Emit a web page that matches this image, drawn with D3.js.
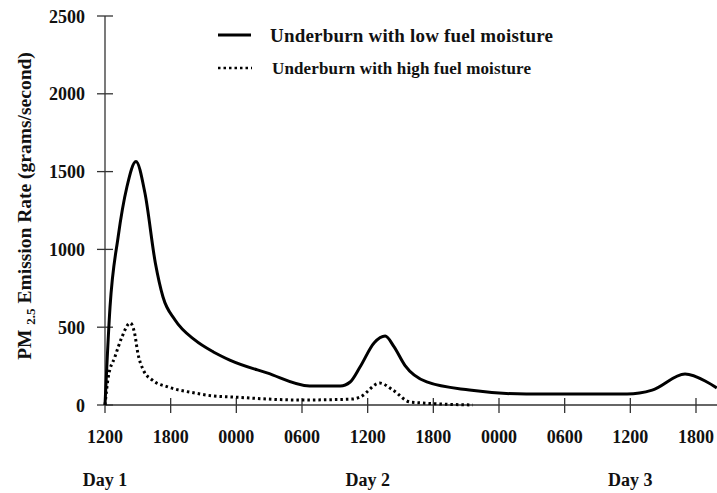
<!DOCTYPE html>
<html>
<head>
<meta charset="utf-8">
<script src="https://cdn.jsdelivr.net/npm/d3@7"></script>
<style>
  body { margin: 0; background: #fff; }
  svg text { font-family: "Liberation Serif", "Times New Roman", serif; font-weight: bold; fill: #111; }
</style>
</head>
<body>
<svg id="chart" width="717" height="493"></svg>
<script>
// hours after 1200 on Day 1
const tickHours = [0, 6, 12, 18, 24, 30, 36, 42, 48, 54];
const tickLabels = ["1200", "1800", "0000", "0600", "1200", "1800", "0000", "0600", "1200", "1800"];
const dayHours = [0, 24, 48];
const dayLabels = ["Day 1", "Day 2", "Day 3"];
const yTicks = [0, 500, 1000, 1500, 2000, 2500];

const lowMoisture = [
    [0, 0], [0.46, 630], [1.2, 1080], [2.0, 1401], [2.83, 1565], [3.65, 1362],
    [4.6, 913], [5.3, 694], [6.4, 546], [8.2, 418], [9.9, 341],
    [11.4, 289], [14.8, 206], [18.7, 122], [21.5, 122], [22.4, 148], [23.3, 244],
    [24.6, 400], [25.6, 443], [26.4, 375], [27.4, 255], [29.4, 148], [33.3, 96],
    [38.5, 71], [47.7, 71], [50.0, 96], [53.0, 199], [55.0, 148], [55.9, 110]
];
const highMoisture = [
    [0, 0], [0.3, 180], [0.9, 308], [1.55, 437], [2.3, 527], [2.7, 463],
    [3.0, 334], [3.5, 225], [4.3, 161], [5.75, 116], [8.2, 77], [9.9, 58],
    [11.7, 51], [17.8, 32], [22.6, 38], [23.3, 51], [25.1, 141], [26.3, 96],
    [27.9, 19], [33.6, 0]
];

const legendItems = ["Underburn with low fuel moisture", "Underburn with high fuel moisture"];

const svg = d3.select("#chart");

const x = d3.scaleLinear().domain([0, 54]).range([105, 696]);
const y = d3.scaleLinear().domain([0, 2500]).range([405, 16]);

// y axis
const yAxis = svg.append("g").attr("class", "y-axis");
yAxis.append("line")
    .attr("x1", x(0)).attr("x2", x(0))
    .attr("y1", y(2500)).attr("y2", y(0))
    .attr("stroke", "#333").attr("stroke-width", 1.3);
yAxis.selectAll("line.tick")
    .data(yTicks)
    .join("line")
    .attr("class", "tick")
    .attr("x1", x(0) - 8).attr("x2", x(0) + 8)
    .attr("y1", d => y(d)).attr("y2", d => y(d))
    .attr("stroke", "#333").attr("stroke-width", 1.3);
yAxis.selectAll("text")
    .data(yTicks)
    .join("text")
    .attr("x", 85)
    .attr("y", d => y(d) + 6.5)
    .attr("text-anchor", "end")
    .attr("font-size", 18)
    .text(d => d);

// x axis
const xAxis = svg.append("g").attr("class", "x-axis");
xAxis.append("line")
    .attr("x1", x(0)).attr("x2", 717)
    .attr("y1", y(0)).attr("y2", y(0))
    .attr("stroke", "#333").attr("stroke-width", 1.3);
xAxis.selectAll("line.tick")
    .data(tickHours)
    .join("line")
    .attr("class", "tick")
    .attr("x1", d => x(d)).attr("x2", d => x(d))
    .attr("y1", y(0) - 7).attr("y2", y(0) + 8)
    .attr("stroke", "#333").attr("stroke-width", 1.3);
xAxis.selectAll("text.tl")
    .data(tickHours)
    .join("text")
    .attr("class", "tl")
    .attr("x", d => x(d))
    .attr("y", 443)
    .attr("text-anchor", "middle")
    .attr("font-size", 18)
    .text((d, i) => tickLabels[i]);
xAxis.selectAll("text.day")
    .data(dayHours)
    .join("text")
    .attr("class", "day")
    .attr("x", d => x(d))
    .attr("y", 486)
    .attr("text-anchor", "middle")
    .attr("font-size", 18)
    .text((d, i) => dayLabels[i]);

// y label with subscript
const yLabel = svg.append("text")
    .attr("transform", "translate(31,206) rotate(-90)")
    .attr("text-anchor", "middle")
    .attr("font-size", 19.5);
yLabel.append("tspan").text("PM ");
yLabel.append("tspan").attr("font-size", 13).attr("dy", 4).text("2.5");
yLabel.append("tspan").attr("dy", -4).text(" Emission Rate (grams/second)");

// lines
const line = d3.line()
    .x(d => x(d[0]))
    .y(d => y(d[1]))
    .curve(d3.curveMonotoneX);

svg.append("path")
    .datum(lowMoisture)
    .attr("d", line)
    .attr("fill", "none")
    .attr("stroke", "#000")
    .attr("stroke-width", 3);

svg.append("path")
    .datum(highMoisture)
    .attr("d", line)
    .attr("fill", "none")
    .attr("stroke", "#000")
    .attr("stroke-width", 3)
    .attr("stroke-dasharray", "2.5,3");

// legend
const legend = svg.append("g").attr("class", "legend");
legend.append("line")
    .attr("x1", 218).attr("x2", 251).attr("y1", 35).attr("y2", 35)
    .attr("stroke", "#000").attr("stroke-width", 3);
legend.append("line")
    .attr("x1", 218).attr("x2", 252).attr("y1", 68).attr("y2", 68)
    .attr("stroke", "#000").attr("stroke-width", 2.5)
    .attr("stroke-dasharray", "2.5,3");
legend.append("text")
    .attr("x", 270).attr("y", 42)
    .attr("font-size", 19)
    .attr("textLength", 283)
    .attr("lengthAdjust", "spacing")
    .text(legendItems[0]);
legend.append("text")
    .attr("x", 272).attr("y", 74)
    .attr("font-size", 17)
    .attr("textLength", 259)
    .attr("lengthAdjust", "spacing")
    .text(legendItems[1]);
</script>
</body>
</html>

----------------

* **PROBLEM TO WORK ON**
Tell how many lines hold the string "with", giving the number and nothing else.

* **RESPONSE FOR THIS EXERCISE**
3